Lakhs of rupees are spent just on getting this part right. Then comes Varmala where people are generously spending and coming up with unique themes that involve sets, music, lights, choreographers, performers, art directors and a whole lot of men that put in their labour to create a mindboggling experience. The cost can go on to any extent based on the theme and people involved,” share the young entrepreneurs, who are in a field that is never affected by the recession; the Indian wedding industry.
You add the wedding couture for the bride and groom sourced from the best of the designers plus the marriage party, make-up done by trained experts, gold and diamond jewellery, customised gifts for the guests and such other knicks and knacks, all carrying the mark of exclusivity, it does add up to quite a bit of budget. Wedding videography and photography is a separate art. The professionals charge a bomb but deliver beautiful frames, candid moments and amazing videos that would be on par with any mainstream movie.
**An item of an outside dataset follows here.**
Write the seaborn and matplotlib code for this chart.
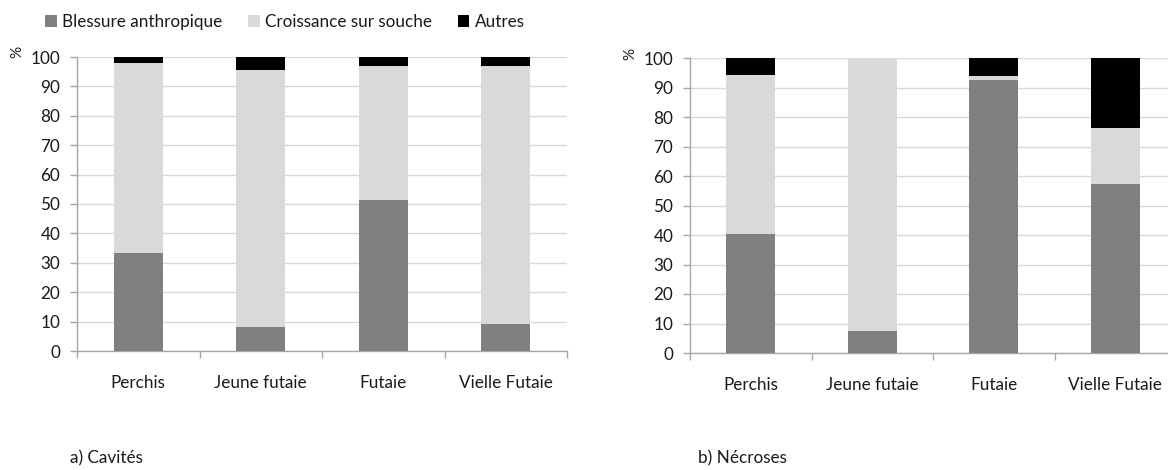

From creating a 50 ft Eiffel Tower and taking up the couple to an elevation with the help of hydraulics and they exchange garlands almost in the air amidst fanfare and lights to recreating ‘Baahubali’ sets and theme complete with the army and weaponry and showering rose petals, one never exhausts of ideas. “It is mostly the clients that come up with their requirement, they only have to engage the right people with the necessary wherewithal and expertise and the job will be done,” relates Lokender.
Not to be left behind the affluent amongst South Indians too are engaging in long drawn wedding celebrations replete with Mehendi and Sangeet ceremonies and everything else that amounts to fun and entertainment.
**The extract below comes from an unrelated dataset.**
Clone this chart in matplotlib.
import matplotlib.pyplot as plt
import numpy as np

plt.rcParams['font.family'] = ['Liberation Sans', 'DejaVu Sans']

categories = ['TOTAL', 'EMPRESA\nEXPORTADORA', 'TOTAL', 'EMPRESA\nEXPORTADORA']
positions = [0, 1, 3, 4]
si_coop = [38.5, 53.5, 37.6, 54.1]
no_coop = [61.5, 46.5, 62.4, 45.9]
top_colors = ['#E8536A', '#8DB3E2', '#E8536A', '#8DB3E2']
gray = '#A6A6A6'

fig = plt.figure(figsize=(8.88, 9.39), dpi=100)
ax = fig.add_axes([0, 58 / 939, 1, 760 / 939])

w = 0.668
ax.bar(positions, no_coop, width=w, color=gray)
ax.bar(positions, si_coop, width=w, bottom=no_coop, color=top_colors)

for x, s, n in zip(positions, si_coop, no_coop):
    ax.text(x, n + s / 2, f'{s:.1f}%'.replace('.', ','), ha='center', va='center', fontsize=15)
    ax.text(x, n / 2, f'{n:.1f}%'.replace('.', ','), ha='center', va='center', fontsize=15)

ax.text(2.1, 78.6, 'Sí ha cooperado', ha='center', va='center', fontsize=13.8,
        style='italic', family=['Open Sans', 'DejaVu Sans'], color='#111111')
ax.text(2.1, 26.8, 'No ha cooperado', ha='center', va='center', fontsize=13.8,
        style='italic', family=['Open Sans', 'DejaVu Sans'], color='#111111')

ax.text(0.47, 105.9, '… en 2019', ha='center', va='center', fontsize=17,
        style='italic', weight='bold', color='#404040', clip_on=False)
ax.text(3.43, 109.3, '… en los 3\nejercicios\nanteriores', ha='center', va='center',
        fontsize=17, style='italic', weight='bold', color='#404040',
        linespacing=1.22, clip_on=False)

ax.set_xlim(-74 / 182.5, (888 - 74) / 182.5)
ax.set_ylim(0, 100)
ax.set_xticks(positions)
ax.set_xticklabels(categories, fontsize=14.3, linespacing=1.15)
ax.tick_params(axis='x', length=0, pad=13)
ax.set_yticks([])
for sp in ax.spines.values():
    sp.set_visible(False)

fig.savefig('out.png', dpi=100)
“The extravagant weddings are becoming possible to execute because we are finally starting to see all the wedding fraternities, including some of the biggest names, are coming together to create the weddings on a scale never seen before.
Be it planners, bridal designers or decorators, the wedding landscape hasn’t seen collaboration on this level. And this goes on to prove the old saying that two hands are better than one, and when people work together, impossible is just a word,” shares Dakshna N Naidu Wedding Vows, Founder & CEO.
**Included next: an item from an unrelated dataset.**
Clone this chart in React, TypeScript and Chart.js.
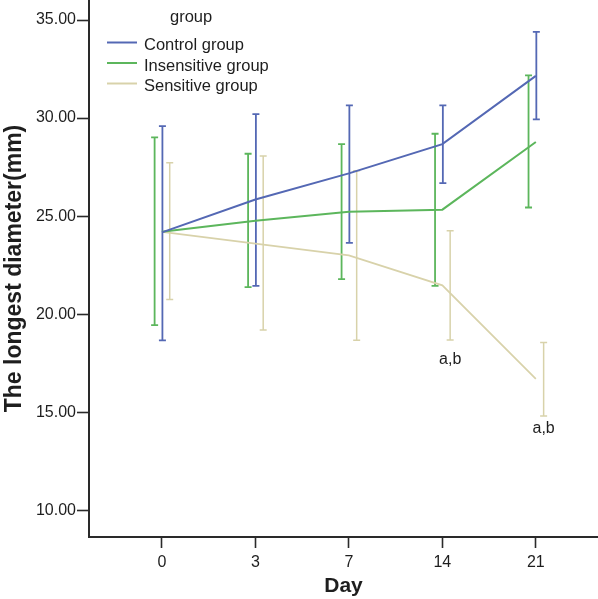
import React, { useEffect, useRef } from 'react';
import { Chart, registerables } from 'chart.js';

Chart.register(...registerables);

// ---- data ----
const days = ['0', '3', '7', '14', '21'];
const legendTitle = 'group';
const seriesNames = ['Control group', 'Insensitive group', 'Sensitive group'];

const controlMean = [24.17, 25.85, 27.18, 28.67, 32.15];
const controlLow = [18.67, 21.44, 23.64, 26.68, 29.93];
const controlHigh = [29.59, 30.2, 30.65, 30.65, 34.39];

const insensitiveMean = [24.2, 24.77, 25.22, 25.33, 28.78];
const insensitiveLow = [19.44, 21.38, 21.79, 21.44, 25.44];
const insensitiveHigh = [29.02, 28.18, 28.67, 29.2, 32.18];

const sensitiveMean = [24.2, 23.6, 23.0, 21.47, 16.7];
const sensitiveLow = [20.75, 19.2, 18.67, 18.69, 14.81];
const sensitiveHigh = [27.72, 28.06, 27.31, 24.25, 18.56];

const sensitiveMarks = ['', '', '', 'a,b', 'a,b'];
const sensitiveMarkValues = [null, null, null, 17.45, 13.95];

const yTicks = [10, 15, 20, 25, 30, 35];
const yMin = 8.64;
const yMax = 36.02;
const xMin = -0.78;
const xMax = 4.665;

const FONT = "'Liberation Sans', Arial, Helvetica, sans-serif";
const TEXT = '#1e1e1e';
const AXIS = '#2a2a2a';

const COLORS = ['#5468b4', '#5cb65c', '#d8d2aa'];

const toPoints = (arr: number[]) => arr.map((v, i) => ({ x: i, y: v }));

const errorBarPlugin = {
  id: 'errorBars',
  beforeDatasetsDraw(chart: any) {
    const { ctx } = chart;
    const xs = chart.scales.x;
    const ys = chart.scales.y;
    const cap = 3.5;
    chart.data.datasets.forEach((ds: any) => {
      ctx.save();
      ctx.strokeStyle = ds.borderColor;
      ctx.lineWidth = ds.errWidth;
      ds.errLow.forEach((lo: number, i: number) => {
        const px = xs.getPixelForValue(i) + ds.dodge;
        const pLo = ys.getPixelForValue(lo);
        const pHi = ys.getPixelForValue(ds.errHigh[i]);
        ctx.beginPath();
        ctx.moveTo(px, pLo);
        ctx.lineTo(px, pHi);
        ctx.moveTo(px - cap, pLo);
        ctx.lineTo(px + cap, pLo);
        ctx.moveTo(px - cap, pHi);
        ctx.lineTo(px + cap, pHi);
        ctx.stroke();
      });
      ctx.restore();
    });
  },
  afterDraw(chart: any) {
    const { ctx, chartArea } = chart;
    const xs = chart.scales.x;
    const ys = chart.scales.y;
    ctx.save();
    // significance marks on sensitive group
    const sens: any = chart.data.datasets[2];
    ctx.font = `16px ${FONT}`;
    ctx.fillStyle = TEXT;
    ctx.textAlign = 'center';
    ctx.textBaseline = 'alphabetic';
    sensitiveMarks.forEach((m, i) => {
      const v = sensitiveMarkValues[i];
      if (!m || v == null) return;
      ctx.fillText(m, xs.getPixelForValue(i) + sens.dodge, ys.getPixelForValue(v));
    });
    // legend
    const L = chartArea.left;
    const T = chartArea.top;
    ctx.font = `16.5px ${FONT}`;
    ctx.textAlign = 'left';
    ctx.fillText(legendTitle, L + 81, T + 22);
    const rows = [42.5, 63, 83.5];
    chart.data.datasets.forEach((ds: any, i: number) => {
      const yy = T + rows[i];
      ctx.strokeStyle = ds.borderColor;
      ctx.lineWidth = 2;
      ctx.beginPath();
      ctx.moveTo(L + 18, yy);
      ctx.lineTo(L + 48, yy);
      ctx.stroke();
      ctx.fillStyle = TEXT;
      ctx.fillText(ds.label, L + 55, yy + 7.6);
    });
    ctx.restore();
  },
};

export default function App() {
  const ref = useRef<HTMLCanvasElement | null>(null);

  useEffect(() => {
    if (!ref.current) return;
    const chart = new Chart(ref.current, {
      type: 'line',
      data: {
        datasets: [
          {
            label: seriesNames[0],
            data: toPoints(controlMean),
            borderColor: COLORS[0],
            borderWidth: 2,
            pointRadius: 0,
            errLow: controlLow,
            errHigh: controlHigh,
            dodge: 0.5,
            errWidth: 1.8,
          } as any,
          {
            label: seriesNames[1],
            data: toPoints(insensitiveMean),
            borderColor: COLORS[1],
            borderWidth: 2,
            pointRadius: 0,
            errLow: insensitiveLow,
            errHigh: insensitiveHigh,
            dodge: -7.3,
            errWidth: 1.8,
          } as any,
          {
            label: seriesNames[2],
            data: toPoints(sensitiveMean),
            borderColor: COLORS[2],
            borderWidth: 1.7,
            pointRadius: 0,
            errLow: sensitiveLow,
            errHigh: sensitiveHigh,
            dodge: 7.8,
            errWidth: 1.5,
          } as any,
        ],
      },
      options: {
        animation: false,
        responsive: true,
        maintainAspectRatio: false,
        layout: { padding: 0 },
        plugins: {
          legend: { display: false },
          tooltip: { enabled: false },
        },
        scales: {
          x: {
            type: 'linear',
            min: xMin,
            max: xMax,
            afterBuildTicks: (s: any) => {
              s.ticks = days.map((_, i) => ({ value: i }));
            },
            afterFit: (s: any) => {
              s.height = 62;
              s.paddingLeft = 0;
              s.paddingRight = 0;
            },
            ticks: {
              callback: (v: any) => days[v as number] ?? '',
              font: { family: FONT, size: 16 },
              color: TEXT,
              padding: 5,
              maxRotation: 0,
              autoSkip: false,
            },
            grid: {
              drawOnChartArea: false,
              drawTicks: true,
              tickLength: 11,
              tickColor: AXIS,
              tickWidth: 1.6,
            },
            border: { display: true, color: AXIS, width: 2 },
            title: {
              display: true,
              text: 'Day',
              font: { family: FONT, size: 21, weight: 'bold' },
              color: TEXT,
              padding: { top: 0, bottom: 0 },
            },
          },
          y: {
            type: 'linear',
            min: yMin,
            max: yMax,
            afterBuildTicks: (s: any) => {
              s.ticks = yTicks.map((v) => ({ value: v }));
            },
            afterFit: (s: any) => {
              s.width = 89;
              s.paddingTop = 0;
              s.paddingBottom = 0;
            },
            ticks: {
              callback: (v: any) => Number(v).toFixed(2),
              font: { family: FONT, size: 16 },
              color: TEXT,
              padding: 1,
            },
            grid: {
              drawOnChartArea: false,
              drawTicks: true,
              tickLength: 12,
              tickColor: AXIS,
              tickWidth: 1.6,
            },
            border: { display: true, color: AXIS, width: 2 },
            title: {
              display: true,
              text: 'The longest diameter(mm)',
              font: { family: FONT, size: 23, weight: 'bold' },
              color: TEXT,
              padding: { top: 1, bottom: 0 },
            },
          },
        },
      } as any,
      plugins: [errorBarPlugin],
    });
    return () => chart.destroy();
  }, []);

  return (
    <div style={{ position: 'fixed', left: 0, top: 0, width: 598, height: 599, background: '#fff' }}>
      <canvas ref={ref} />
    </div>
  );
}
Conservative estimates done a couple of years ago place the wedding industry in India as being worth US$40 billion a year and growing at about 20 per cent annually (The National) and weddings cost up to 200 m rupees and above on the top end.
And one can only imagine the hundreds of people earning their money from the industry at every level, from manual labourers to experts, curators and creative team to management professionals. And bringing them all together are the wedding planners. India’s wedding planning market alone is set to reach 1.6 trillion rupees by 2020, according to research (2016) by Ken Research, an industry intelligence firm based in Gurgaon.
In fact, did you know that there is a tour package offered exclusively for foreign tourists to be a part of an Indian wedding? Yes. There is; and come to think of it, if this trend catches up the Great Indian Wedding Factory too will become bigger and will then become a profitable preposition for not just the event managers and service providers but also the clients who spend crores of rupee only to create an experience and memories that last forever and stories for people to speak of until the next big one.